Germany no longer opposes a European directive against soil pollution. As a result, the resistance within the EU against such a guideline decreases further, as emerged last week in the EU Environment Council. France wants to deal with soil protection in the EU as EU chairman in the coming six months.

The EU soil strategy is a result of the European Green Deal and the European Biodiversity Strategy. In this way, Europe wants to tackle the climate and biodiversity challenge. According to the European Commission, 70 percent of soils are now not in good condition. When the plans were presented in November, there were still many protests against European interference in national powers. 

The European Commission wants a law to protect the soil and is supported in this by the European Parliament. Some EU Member States see soil protection as a national matter. So far, Germany has also argued that, unlike air and water, soil was not mobile and that its protection was therefore not a European task. 

The new center-left German government sees it differently. There is a threat of soil degradation everywhere in the EU, said new Environment Minister Steffi Lemke (Grünen). Therefore, soil fertility must be tackled together. Lemke emphasized that national and European rules should overlap as little as possible.

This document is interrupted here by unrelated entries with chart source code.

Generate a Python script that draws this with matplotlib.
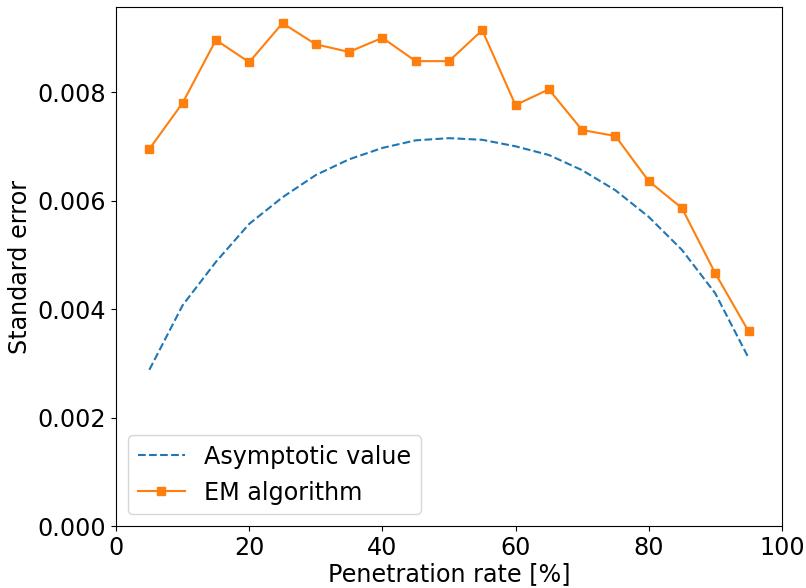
import numpy as np
import matplotlib
matplotlib.use('Agg')
import matplotlib.pyplot as plt

# penetration rate [%]
rate = [5, 10, 15, 20, 25, 30, 35, 40, 45, 50, 55, 60, 65, 70, 75, 80, 85, 90, 95]

asymptotic = [0.00288, 0.00407, 0.00487, 0.00557, 0.00606, 0.00647, 0.00676,
              0.00697, 0.00711, 0.00715, 0.00712, 0.00700, 0.00684, 0.00656,
              0.00619, 0.00570, 0.00509, 0.00429, 0.00310]

em = [0.00695, 0.00780, 0.00896, 0.00855, 0.00927, 0.00888, 0.00874, 0.00900,
      0.00857, 0.00857, 0.00914, 0.00776, 0.00805, 0.00730, 0.00719, 0.00636,
      0.00586, 0.00466, 0.00359]

plt.rcParams['font.size'] = 17.2

fig = plt.figure(figsize=(8.06, 5.88), dpi=100)
ax = fig.add_axes([0.144, 0.1054, 0.826, 0.8826])

ax.plot(rate, asymptotic, '--', color='tab:blue', label='Asymptotic value')
ax.plot(rate, em, '-s', color='tab:orange', markersize=6, label='EM algorithm')

ax.set_xlim(0, 100)
ax.set_ylim(0, 0.009567)
ax.set_yticks([0, 0.002, 0.004, 0.006, 0.008])
ax.set_yticklabels(['0.000', '0.002', '0.004', '0.006', '0.008'])
ax.set_xlabel('Penetration rate [%]', labelpad=2)
ax.set_ylabel('Standard error')
ax.legend(loc='lower left')

fig.savefig('out.png')
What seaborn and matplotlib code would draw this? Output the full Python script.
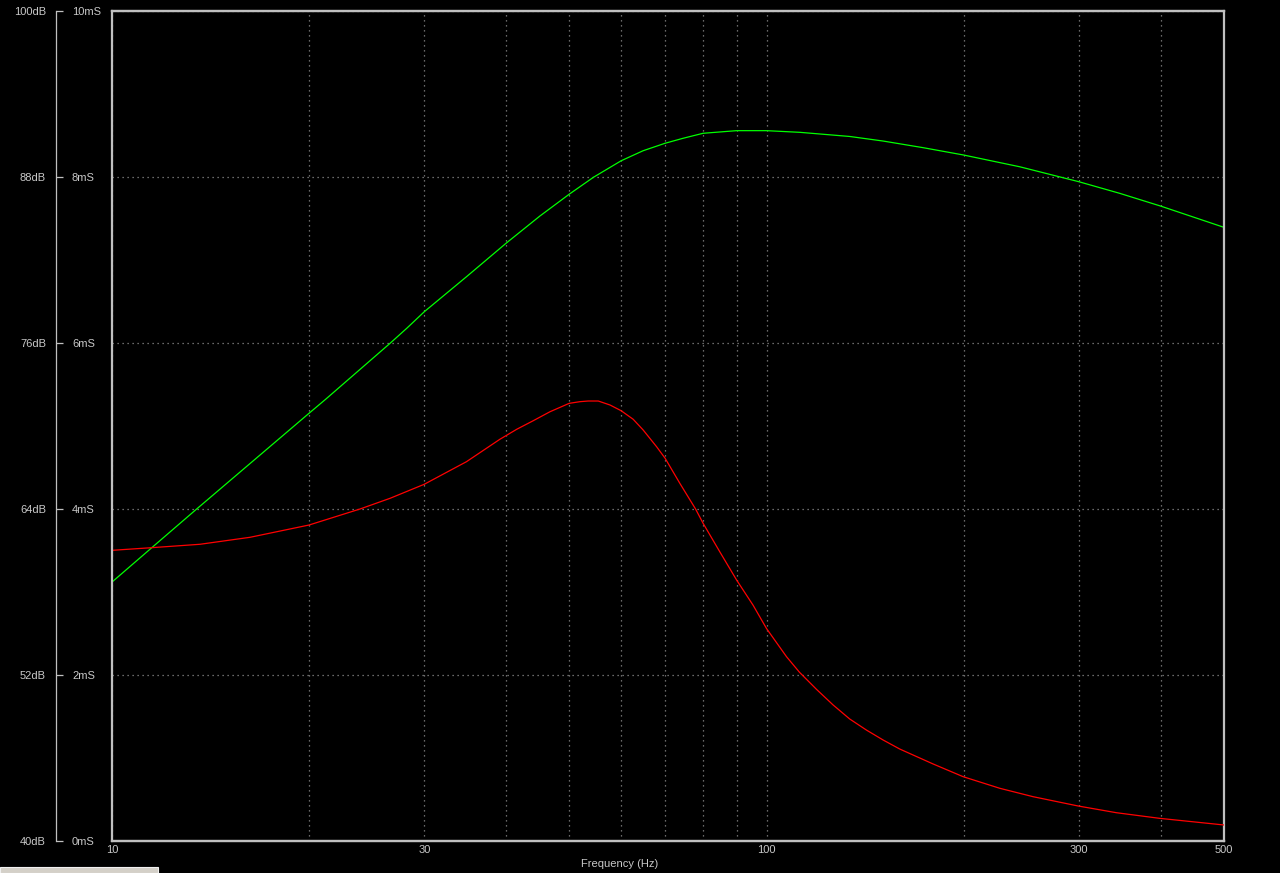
import matplotlib
matplotlib.use("Agg")
import matplotlib.pyplot as plt
import matplotlib.ticker as mticker
from matplotlib.patches import Rectangle
import seaborn as sns
import pandas as pd

# ---------------- data ----------------
# Green trace: magnitude in dB vs frequency (Hz)
freq_green = [10, 11.5, 13.47, 20, 21.2, 26.6, 28.2, 30, 34.8, 40, 45.06, 50, 54.4,
              60, 64.79, 70, 74.58, 80, 90, 100, 112.4, 134, 150.7, 173.5,
              200, 243.7, 300, 346.4, 400, 500]
db_green = [58.72, 61.20, 64.0, 70.92, 71.93, 75.98, 77.06, 78.26, 80.79, 83.21,
            85.18, 86.77, 87.98, 89.18, 89.90, 90.44, 90.80, 91.16, 91.35, 91.35,
            91.23, 90.93, 90.60, 90.12, 89.59, 88.74, 87.66, 86.82, 85.90,
            84.36]

# Red trace: conductance in mS vs frequency (Hz)
freq_red = [10, 11.5, 13.63, 16.25, 20, 23.93, 26.6, 30, 34.8, 39.14, 41.52, 44.02,
            46.69, 49.95, 51.87, 53.4, 55.33, 57.66, 59.97, 62.56, 64.79, 67.92, 70,
            73.71, 77.91, 80, 84.82, 90, 95.4, 100, 107.3, 112.3, 119.2, 126.4, 134,
            142.1, 150.7, 159.8, 179.7, 199.7, 227.2, 255.4, 299.2, 342.3, 398.7, 500]
ms_red = [3.502, 3.534, 3.575, 3.659, 3.807, 4.0, 4.129, 4.298, 4.570, 4.840, 4.960,
          5.064, 5.172, 5.273, 5.293, 5.301, 5.301, 5.253, 5.184, 5.081, 4.952, 4.751,
          4.611, 4.310, 4.0, 3.828, 3.486, 3.145, 2.84, 2.56, 2.220, 2.033, 1.828,
          1.639, 1.470, 1.337, 1.217, 1.108, 0.928, 0.775, 0.635, 0.534, 0.422,
          0.341, 0.273, 0.193]

db_ticks = [40, 52, 64, 76, 88, 100]
db_labels = ["40dB", "52dB", "64dB", "76dB", "88dB", "100dB"]
ms_ticks = [0, 2, 4, 6, 8, 10]
ms_labels = ["0mS", "2mS", "4mS", "6mS", "8mS", "10mS"]
x_ticks = [10, 30, 100, 300, 500]
x_labels = ["10", "30", "100", "300", "500"]
x_grid = [20, 40, 50, 60, 70, 80, 90, 200, 400]
x_title = "Frequency (Hz)"

# ---------------- style ----------------
sns.set_theme(style="dark")
plt.rcParams["font.family"] = ["Liberation Sans", "DejaVu Sans"]
TXT = "#c8c8c8"
FRAME = "#c0c0c0"
GRID = "#8c8c8c"
DPI = 100
W, H = 1280, 873

fig = plt.figure(figsize=(W / DPI, H / DPI), dpi=DPI, facecolor="black")
L, R, T, B = 112, 1224, 11, 841
ax = fig.add_axes([L / W, (H - B) / H, (R - L) / W, (B - T) / H])
ax.set_facecolor("black")

df_g = pd.DataFrame({"f": freq_green, "v": db_green})
df_r = pd.DataFrame({"f": freq_red, "v": ms_red})

sns.lineplot(data=df_g, x="f", y="v", ax=ax, color="#00ff00", linewidth=0.9,
             estimator=None, sort=True)
ax.set_xscale("log")
ax.set_ylim(40, 100)
ax.set_ylabel("")

# mS axis (twin)
ax2 = ax.twinx()
sns.lineplot(data=df_r, x="f", y="v", ax=ax2, color="#ff0000", linewidth=0.9,
             estimator=None, sort=True)
ax2.set_ylim(0, 10)
ax2.set_ylabel("")
ax2.set_xlabel("")
ax2.grid(False)

# x axis (shared) - set after twin creation
ax.set_xlim(10, 500)
ax.xaxis.set_major_locator(mticker.FixedLocator(x_ticks))
ax.xaxis.set_major_formatter(mticker.FixedFormatter(x_labels))
ax.xaxis.set_minor_locator(mticker.FixedLocator(x_grid))
ax.xaxis.set_minor_formatter(mticker.NullFormatter())
ax.set_yticks(db_ticks)
ax.set_yticklabels(db_labels)
ax.grid(False)
grid_style = dict(color=GRID, linestyle=(0, (1, 3)), linewidth=0.9)
ax.grid(True, which="both", axis="x", **grid_style)
ax.grid(True, which="major", axis="y", **grid_style)

ax.tick_params(axis="x", which="both", length=0, colors=TXT, labelsize=8, pad=3)
ax.set_xlabel(x_title, color=TXT, fontsize=8)
ax.xaxis.set_label_coords((620 - L) / (R - L), (B - 859) / (B - T))
ax.xaxis.label.set_verticalalignment("top")

# dB axis: spine moved out to x=56, ticks pointing right
frac = (56 - L) / (R - L)
ax.spines["left"].set_position(("axes", frac))
ax.spines["left"].set_color(FRAME)
ax.spines["left"].set_linewidth(0.9)
ax.tick_params(axis="y", which="major", direction="in", length=5.0, width=0.9,
               color=FRAME, labelcolor=TXT, labelsize=8, pad=7.2, left=True)
for s in ["right", "top", "bottom"]:
    ax.spines[s].set_visible(True)
    ax.spines[s].set_color(FRAME)
    ax.spines[s].set_linewidth(1.6)

ax2.set_yticks(ms_ticks)
ax2.set_yticklabels(ms_labels)
ax2.spines["right"].set_position(("axes", frac))
ax2.spines["right"].set_visible(False)
ax2.tick_params(axis="y", which="both", length=0, labelcolor=TXT, labelsize=8,
                pad=11.5, right=True, labelright=True, left=False, labelleft=False)
for s in ["left", "top", "bottom"]:
    ax2.spines[s].set_visible(True)
    ax2.spines[s].set_color(FRAME)
    ax2.spines[s].set_linewidth(1.6)

# partial window strip at the bottom left of the screenshot
fig.patches.append(Rectangle((0, 0), 158 / W, 6 / H, transform=fig.transFigure,
                             facecolor="#d4d0c8", edgecolor="#f0f0f0", linewidth=0.8))

fig.savefig("out.png", dpi=DPI, facecolor="black")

Sweden, Denmark and Hungary also called for only the essential, but accept the need for a EU directive.

The new soil strategy stipulates that from 2050 no more arable land and grassland may be lost. Until then, building in agricultural areas must be compensated by reclamation of new agricultural land. Romania and Bulgaria believe that the EU should also free up money for the remediation and cleaning of polluted soils. 

In an initial response in November, LTO-Nederland said that the Netherlands has had its own soil policy for forty years with 'more than enough legal options'. According to LTO, the Netherlands has been one of the first EU member states to pursue an active soil policy since the 1980s, and calls this 'more than sufficient'.